Each decision takes deliberation. Rushing produces a weak unit and weak lessons.

Two challenges of unit planning

Two specific challenges make unit planning hard.

Challenge 1: Avoiding arbitrary divisions. A teacher cannot simply split content into pieces and call each one a unit. The pieces must have internal coherence. Fractions belong together because the techniques for handling them are related. A “unit” that combines fractions and World War II history would not be coherent.

The fix is to use clear principles for grouping: similarity of content, shared methods, common processes, common assessment. If two topics share most of these, they belong together.

Challenge 2: Re-integrating across units. A teacher who teaches fractions in one unit and algebra in another must remember that algebraic fractions exist. The two units cannot be completely isolated, or students learn each in a vacuum and cannot apply across units.

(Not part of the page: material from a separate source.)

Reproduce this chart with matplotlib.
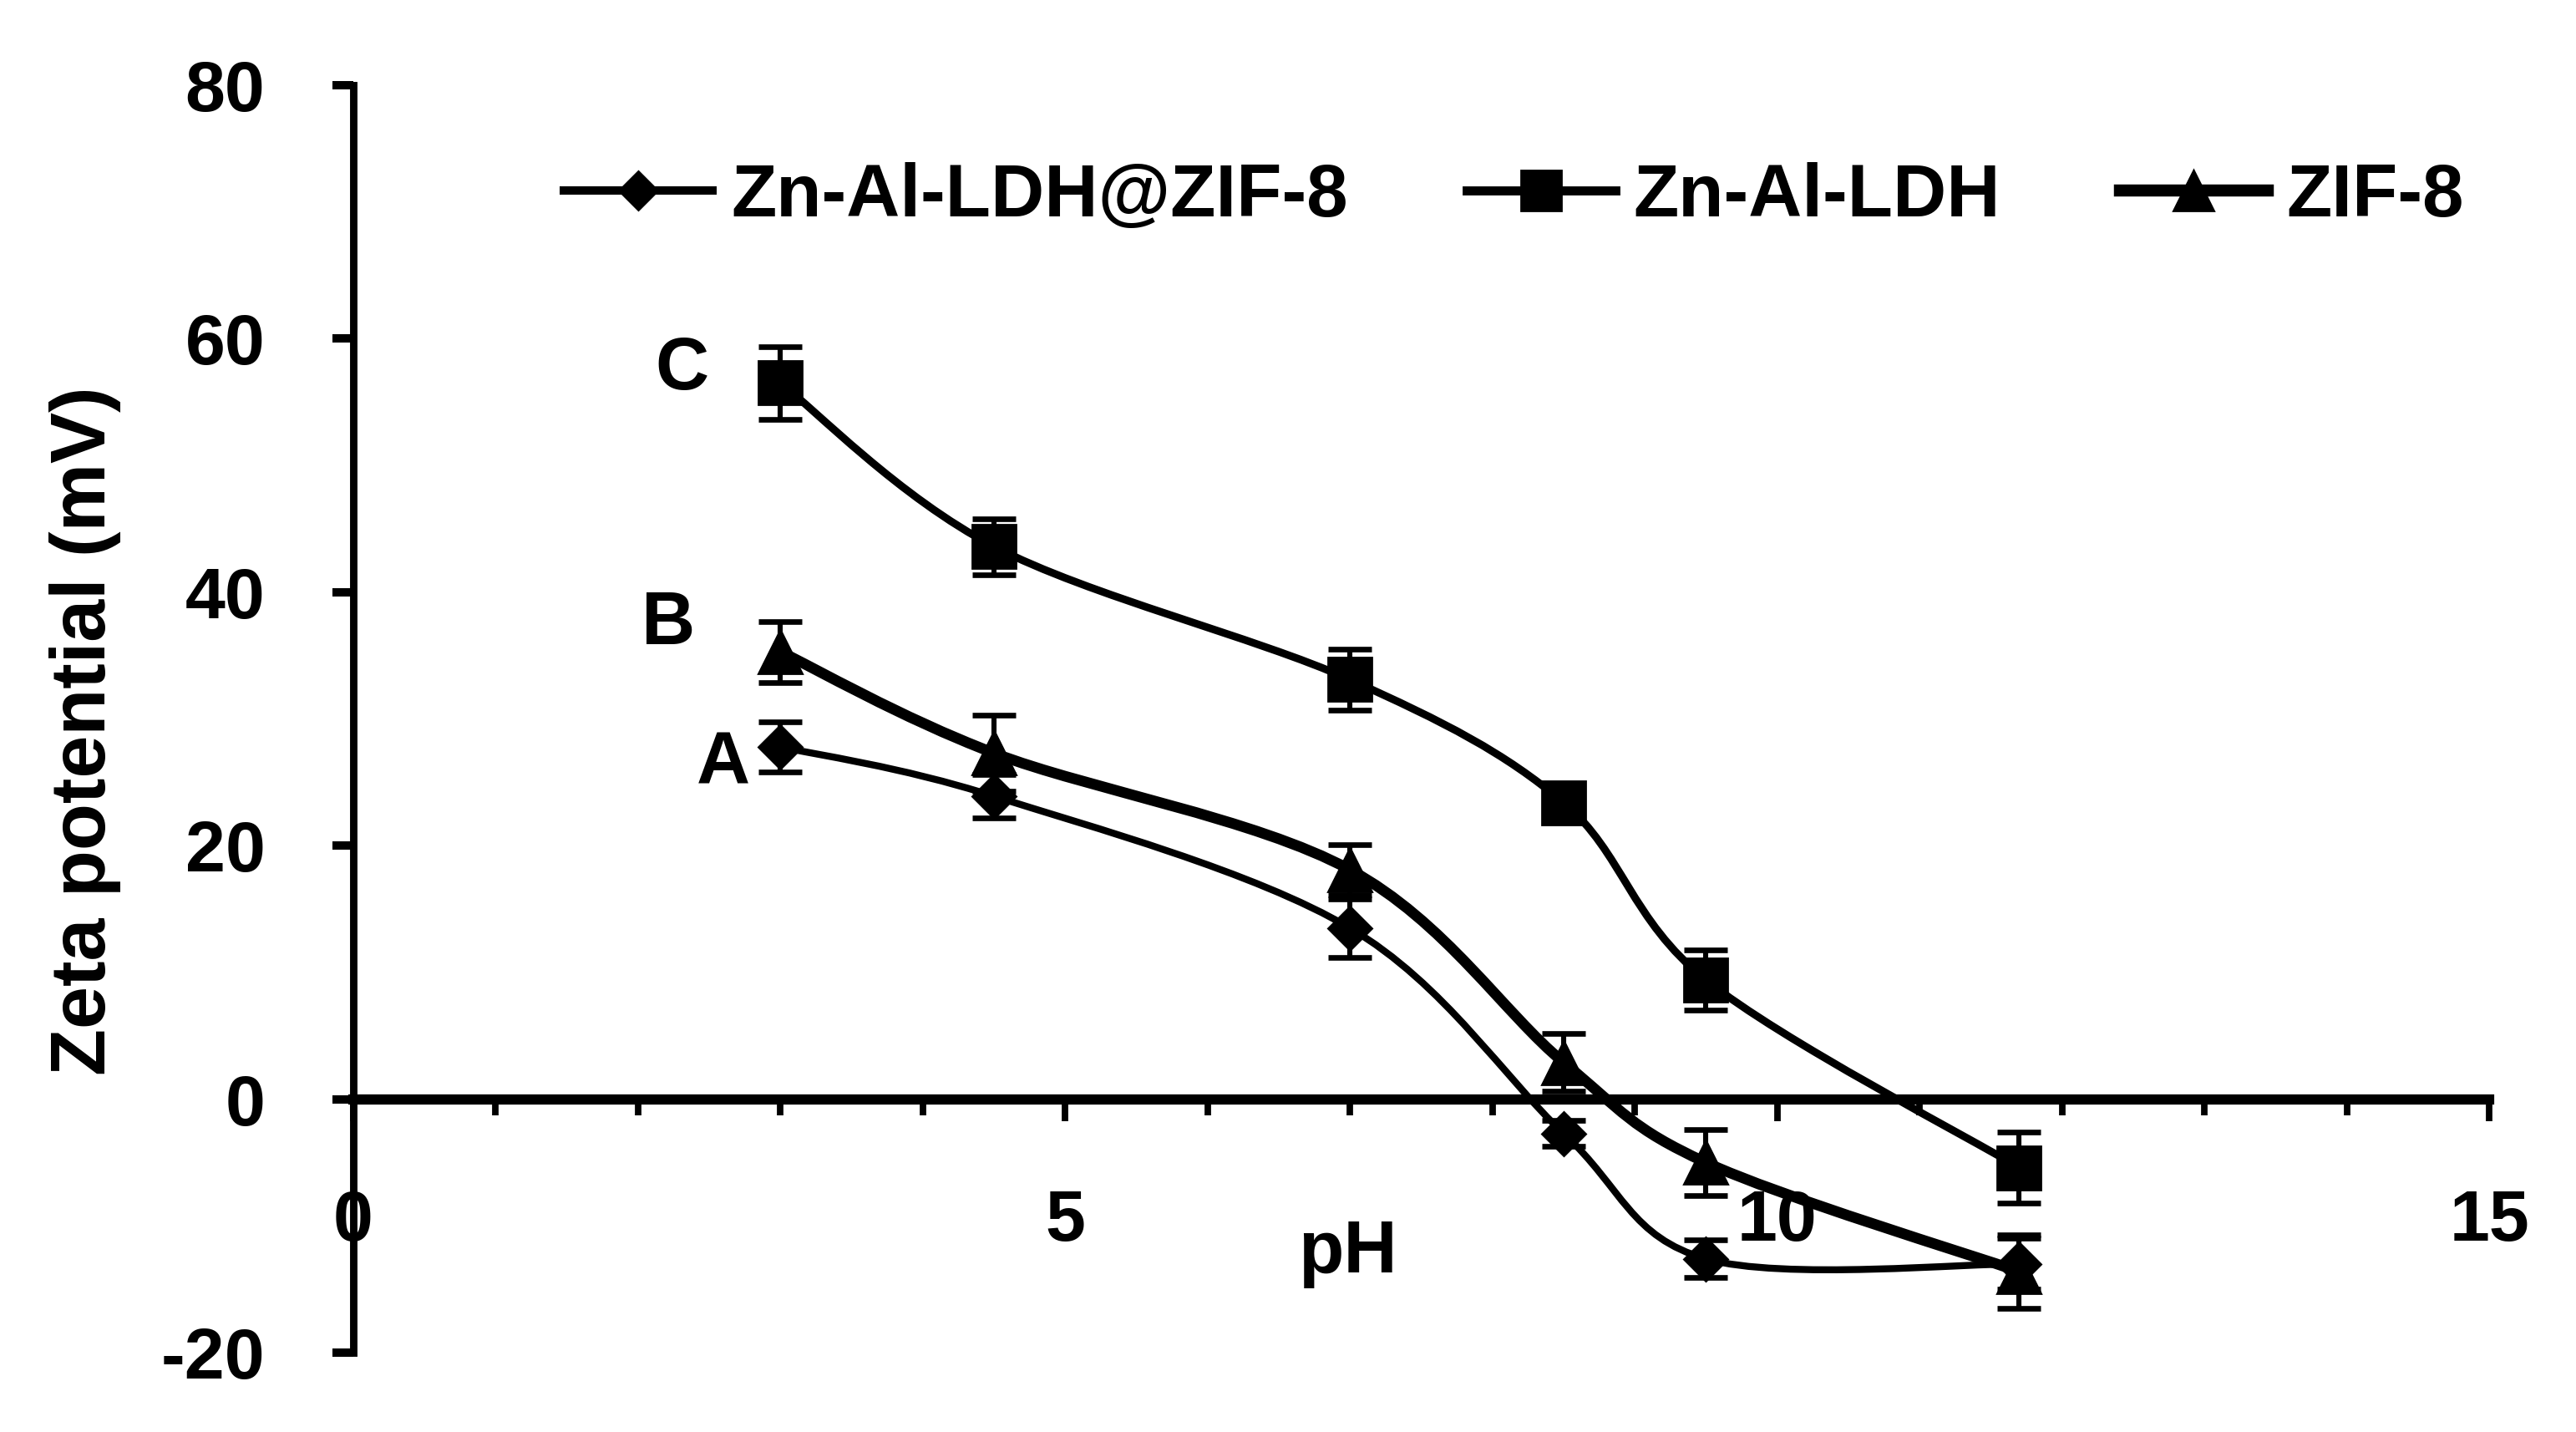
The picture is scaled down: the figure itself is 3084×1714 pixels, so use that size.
import numpy as np
import matplotlib
matplotlib.use("Agg")
import matplotlib.pyplot as plt
from matplotlib.path import Path
from matplotlib.patches import PathPatch
from matplotlib.lines import Line2D
from matplotlib.ticker import MultipleLocator

# ---- data ----
ph = [3.0, 4.5, 7.0, 8.5, 9.5, 11.7]
zn_al_ldh_zif8 = [27.8, 23.9, 13.5, -2.7, -12.6, -13.0]
zn_al_ldh_zif8_err = [2.0, 1.7, 2.3, 1.0, 1.5, 2.0]
zn_al_ldh = [56.5, 43.6, 33.1, 23.4, 9.4, -5.4]
zn_al_ldh_err = [2.9, 2.2, 2.4, 1.5, 2.4, 2.8]
zif8 = [35.3, 27.3, 18.1, 2.9, -5.0, -13.6]
zif8_err = [2.4, 3.0, 2.0, 2.3, 2.6, 2.9]
series_names = ["Zn-Al-LDH@ZIF-8", "Zn-Al-LDH", "ZIF-8"]
curve_labels = ["A", "B", "C"]
x_ticks = [0, 5, 10, 15]
y_ticks = [-20, 0, 20, 40, 60, 80]

FONT = ["Liberation Sans", "DejaVu Sans"]
plt.rcParams["font.family"] = FONT
plt.rcParams["font.weight"] = "bold"
plt.rcParams["axes.unicode_minus"] = False

W, H, DPI = 3084, 1714, 200
fig = plt.figure(figsize=(W / DPI, H / DPI), dpi=DPI)
ax = fig.add_axes([423 / W, 1 - 1619 / H, (2980 - 423) / W, (1619 - 102) / H])
ax.set_xlim(0, 15)
ax.set_ylim(-20, 80)


def smooth_path(x, y):
    pts = np.column_stack([x, y]).astype(float)
    n = len(pts)
    verts = [pts[0]]
    codes = [Path.MOVETO]
    for i in range(n - 1):
        p0 = pts[i - 1] if i > 0 else pts[i]
        p1 = pts[i]
        p2 = pts[i + 1]
        p3 = pts[i + 2] if i + 2 < n else pts[i + 1]
        c1 = p1 + (p2 - p0) / 6.0
        c2 = p2 - (p3 - p1) / 6.0
        verts += [c1, c2, p2]
        codes += [Path.CURVE4] * 3
    return Path(verts, codes)


specs = [
    (zn_al_ldh_zif8, zn_al_ldh_zif8_err, "D", 13, 3.0),
    (zn_al_ldh, zn_al_ldh_err, "s", 19, 3.3),
    (zif8, zif8_err, "^", 19, 4.6),
]

handles = []
for (vals, errs, mk, ms, lw), name in zip(specs, series_names):
    ax.add_patch(PathPatch(smooth_path(ph, vals), facecolor="none",
                           edgecolor="black", lw=lw, zorder=3, clip_on=False))
    ax.errorbar(ph, vals, yerr=errs, fmt="none", ecolor="black",
                elinewidth=2.2, capsize=9.5, capthick=2.4, zorder=4, clip_on=False)
    ax.plot(ph, vals, linestyle="none", marker=mk, markersize=ms,
            color="black", zorder=5, clip_on=False)
    handles.append(Line2D([], [], color="black", lw=lw + 0.6, marker=mk,
                          markersize=ms * 0.9, label=name))

# curve labels
ax.text(2.6, 26.4, curve_labels[0], fontsize=32, fontweight="bold", ha="center", va="center")
ax.text(2.21, 37.4, curve_labels[1], fontsize=32, fontweight="bold", ha="center", va="center")
ax.text(2.31, 57.5, curve_labels[2], fontsize=32, fontweight="bold", ha="center", va="center")

# spines
for s in ["top", "right"]:
    ax.spines[s].set_visible(False)
ax.spines["bottom"].set_position(("data", 0))
ax.spines["bottom"].set_linewidth(4.4)
ax.spines["left"].set_linewidth(3.2)

ax.set_xticks(x_ticks)
ax.xaxis.set_minor_locator(MultipleLocator(1))
ax.set_yticks(y_ticks)
ax.tick_params(axis="x", which="major", direction="out", length=9.5, width=2.8,
               pad=29, labelsize=31)
ax.tick_params(axis="x", which="minor", direction="out", length=7, width=2.8)
ax.tick_params(axis="y", which="major", direction="out", length=9, width=3.6,
               pad=29, labelsize=31)
for lab in ax.get_xticklabels() + ax.get_yticklabels():
    lab.set_fontweight("bold")

fig.text(102 / W, 1 - 875 / H, "Zeta potential (mV)", rotation=90,
         fontsize=33, fontweight="bold", ha="center", va="center")
fig.text(1613 / W, 1 - 1500 / H, "pH", fontsize=32, fontweight="bold",
         ha="center", va="center")

fig.legend(handles=handles, loc="center left", bbox_to_anchor=(675 / W, 1 - 236 / H),
           ncol=3, frameon=False, handlelength=2.0, handletextpad=0.25,
           columnspacing=1.6, borderpad=0, borderaxespad=0, numpoints=1,
           prop={"weight": "bold", "size": 32})

fig.savefig("out.png", dpi=DPI, facecolor="white")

Dividing into units is necessary; integrating across units is also necessary. A unit plan that ignores cross-unit connections produces students who know fractions and know algebra but cannot do algebraic fractions.

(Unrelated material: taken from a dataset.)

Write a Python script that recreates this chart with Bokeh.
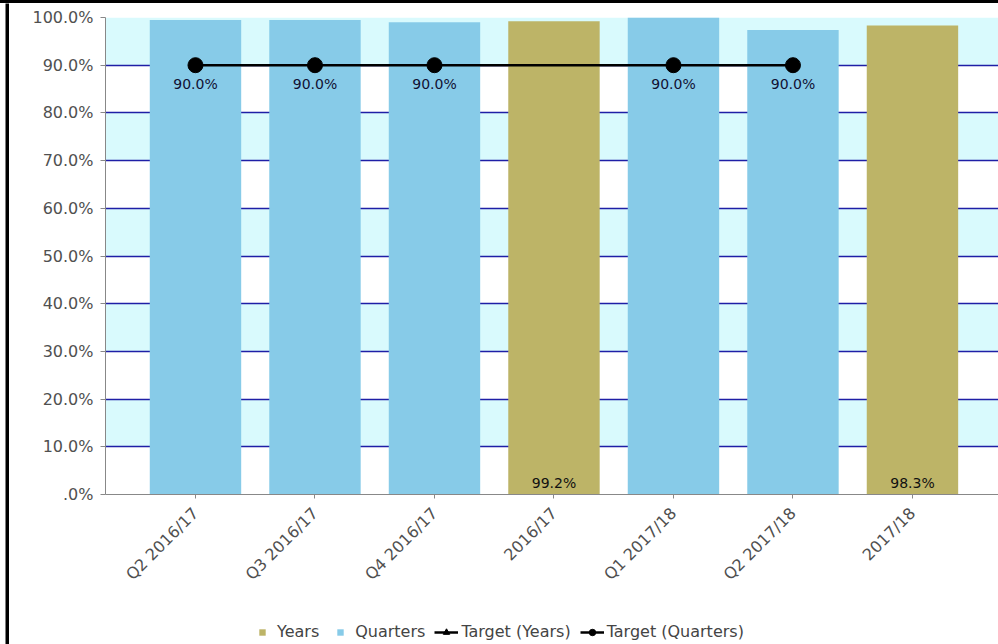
import numpy as np
from bokeh.plotting import figure
from bokeh.layouts import column, row
from bokeh.models import (ColumnDataSource, Range1d, FixedTicker, Legend, LegendItem, Spacer)
from bokeh.core.properties import value
from bokeh.embed import file_html
from bokeh.resources import INLINE

# ---------------- data ----------------
categories = ["Q2 2016/17", "Q3 2016/17", "Q4 2016/17", "2016/17",
              "Q1 2017/18", "Q2 2017/18", "2017/18"]
kinds = ["Quarters", "Quarters", "Quarters", "Years", "Quarters", "Quarters", "Years"]
values = [99.5, 99.5, 99.0, 99.2, 100.0, 97.4, 98.3]
targets = [90.0, 90.0, 90.0, None, 90.0, 90.0, None]
y_ticks = [0, 10, 20, 30, 40, 50, 60, 70, 80, 90, 100]
y_tick_labels = [".0%", "10.0%", "20.0%", "30.0%", "40.0%", "50.0%",
                 "60.0%", "70.0%", "80.0%", "90.0%", "100.0%"]
legend_labels = ["Years", "Quarters", "Target (Years)", "Target (Quarters)"]

COL_Q = "#87CBE8"
COL_Y = "#BDB467"
FONT = "DejaVu Sans"

xs = list(range(len(categories)))
q_idx = [i for i, k in enumerate(kinds) if k == "Quarters"]
y_idx = [i for i, k in enumerate(kinds) if k == "Years"]

src_q = ColumnDataSource(dict(x=[xs[i] for i in q_idx], top=[values[i] for i in q_idx]))
src_y = ColumnDataSource(dict(x=[xs[i] for i in y_idx], top=[values[i] for i in y_idx],
                              lab=["%.1f%%" % values[i] for i in y_idx],
                              base=[0] * len(y_idx)))
t_idx = [i for i, t in enumerate(targets) if t is not None]
src_t = ColumnDataSource(dict(x=[xs[i] for i in t_idx], y=[targets[i] for i in t_idx],
                              lab=["%.1f%%" % targets[i] for i in t_idx]))


def plain(w, h, color):
    f = figure(width=w, height=h, output_backend="svg", toolbar_location=None,
               x_axis_location=None, y_axis_location=None,
               min_border=0, x_range=Range1d(0, 1), y_range=Range1d(0, 1))
    f.grid.visible = False
    f.outline_line_color = None
    f.background_fill_color = color
    f.border_fill_color = color
    return f


# ---------------- main chart ----------------
p = figure(width=989, height=602, output_backend="svg", toolbar_location=None,
           x_range=Range1d(-0.753, 6.72), y_range=Range1d(0, 100),
           min_border_left=96, min_border_right=0, min_border_top=14,
           min_border_bottom=111)
p.outline_line_color = None
p.background_fill_color = "white"
p.border_fill_color = "white"

p.xgrid.grid_line_color = None
p.ygrid.ticker = FixedTicker(ticks=y_ticks)
p.ygrid.grid_line_color = "#1F1FA6"
p.ygrid.grid_line_width = 1.5
p.ygrid.band_fill_color = "#D9FAFD"
p.ygrid.band_fill_alpha = 1.0

p.vbar(x="x", top="top", width=0.765, source=src_q, fill_color=COL_Q, line_color=None)
p.vbar(x="x", top="top", width=0.765, source=src_y, fill_color=COL_Y, line_color=None)

p.line(x="x", y="y", source=src_t, line_color="black", line_width=2.5)
p.scatter(x="x", y="y", source=src_t, size=15, marker="circle",
          fill_color="black", line_color="black")
p.text(x="x", y="y", text="lab", source=src_t, text_align="center", text_baseline="middle",
       y_offset=19, text_font=value(FONT), text_font_size="14px", text_color="#111133")
p.text(x="x", y="base", text="lab", source=src_y, text_align="center", text_baseline="middle",
       y_offset=-12, text_font=value(FONT), text_font_size="14px", text_color="#111111")

p.yaxis.ticker = FixedTicker(ticks=y_ticks)
p.yaxis.major_label_overrides = {t: l for t, l in zip(y_ticks, y_tick_labels)}
p.yaxis.major_label_text_font = FONT
p.yaxis.major_label_text_font_size = "16px"
p.yaxis.major_label_text_color = "#505050"
p.yaxis.axis_line_color = "#888888"
p.yaxis.major_tick_line_color = "#888888"
p.yaxis.major_tick_out = 5
p.yaxis.major_tick_in = 0
p.yaxis.minor_tick_line_color = None
p.yaxis.major_label_standoff = 7

p.xaxis.ticker = FixedTicker(ticks=xs)
p.xaxis.major_label_overrides = {x: c for x, c in zip(xs, categories)}
p.xaxis.major_label_orientation = np.pi / 4
p.xaxis.major_label_text_font = FONT
p.xaxis.major_label_text_font_size = "16px"
p.xaxis.major_label_text_color = "#505050"
p.xaxis.axis_line_color = "#888888"
p.xaxis.major_tick_line_color = "#888888"
p.xaxis.major_tick_out = 4
p.xaxis.major_tick_in = 0
p.xaxis.minor_tick_line_color = None
p.xaxis.major_label_standoff = 12

# ---------------- legend strip ----------------
lg = plain(989, 39, "white")


def proxy():
    return ColumnDataSource(dict(x=[np.nan], y=[np.nan]))


r_ly = lg.scatter(x="x", y="y", source=proxy(), marker="square", size=11,
                  fill_color=COL_Y, line_color=None)
r_lq = lg.scatter(x="x", y="y", source=proxy(), marker="square", size=11,
                  fill_color=COL_Q, line_color=None)
r_tyl = lg.line(x="x", y="y", source=proxy(), line_color="black", line_width=2.5)
r_tym = lg.scatter(x="x", y="y", source=proxy(), marker="triangle", size=14,
                   fill_color="black", line_color="black")
r_tql = lg.line(x="x", y="y", source=proxy(), line_color="black", line_width=2.5)
r_tqm = lg.scatter(x="x", y="y", source=proxy(), marker="circle", size=14,
                   fill_color="black", line_color="black")

legend = Legend(items=[
    LegendItem(label=legend_labels[0], renderers=[r_ly]),
    LegendItem(label=legend_labels[1], renderers=[r_lq]),
    LegendItem(label=legend_labels[2], renderers=[r_tyl, r_tym]),
    LegendItem(label=legend_labels[3], renderers=[r_tql, r_tqm]),
], orientation="horizontal", location=(145, 3))
legend.label_text_font = FONT
legend.label_text_font_size = "16px"
legend.label_text_color = "#444444"
legend.glyph_width = 24
legend.glyph_height = 16
legend.spacing = 9
legend.label_standoff = 3
legend.padding = 2
legend.margin = 0
legend.border_line_color = None
legend.background_fill_alpha = 0
lg.add_layout(legend, "center")

# ---------------- frame (black border) ----------------
top_strip = Spacer(width=998, height=3, styles={"background-color": "black"})
left_gap = plain(5, 641, "white")
left_strip = plain(4, 641, "black")

layout = column(top_strip,
                row(left_gap, left_strip, column(p, lg, spacing=0), spacing=0),
                spacing=0)

open("out.html", "w").write(file_html(layout, INLINE))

The fix is to plan explicit connections. The fractions unit ends with a brief introduction to how fractions appear in algebra. The algebra unit, when it reaches algebraic fractions, references the earlier fractions work explicitly. Students see the connection and learn to apply across units.

What this chapter covers next

The chapter has three more articles after this one.

By the end of the chapter, a teacher should be able to write a unit plan from scratch, including rationale, content, processes, learning activities, and evaluation.

Pop Quiz
A teacher's unit plan groups together fractions and the history of the French Revolution. What is the most likely problem?
Flashcard
What two challenges make unit planning particularly hard?
Tap to reveal
Answer

Avoiding arbitrary divisions and re-integrating across units

Challenge 1: Cannot split content randomly. Groupings must have internal coherence (shared content, methods, processes).

Challenge 2: Cannot leave units fully isolated. The teacher must plan cross-unit connections so students can apply learning across topics.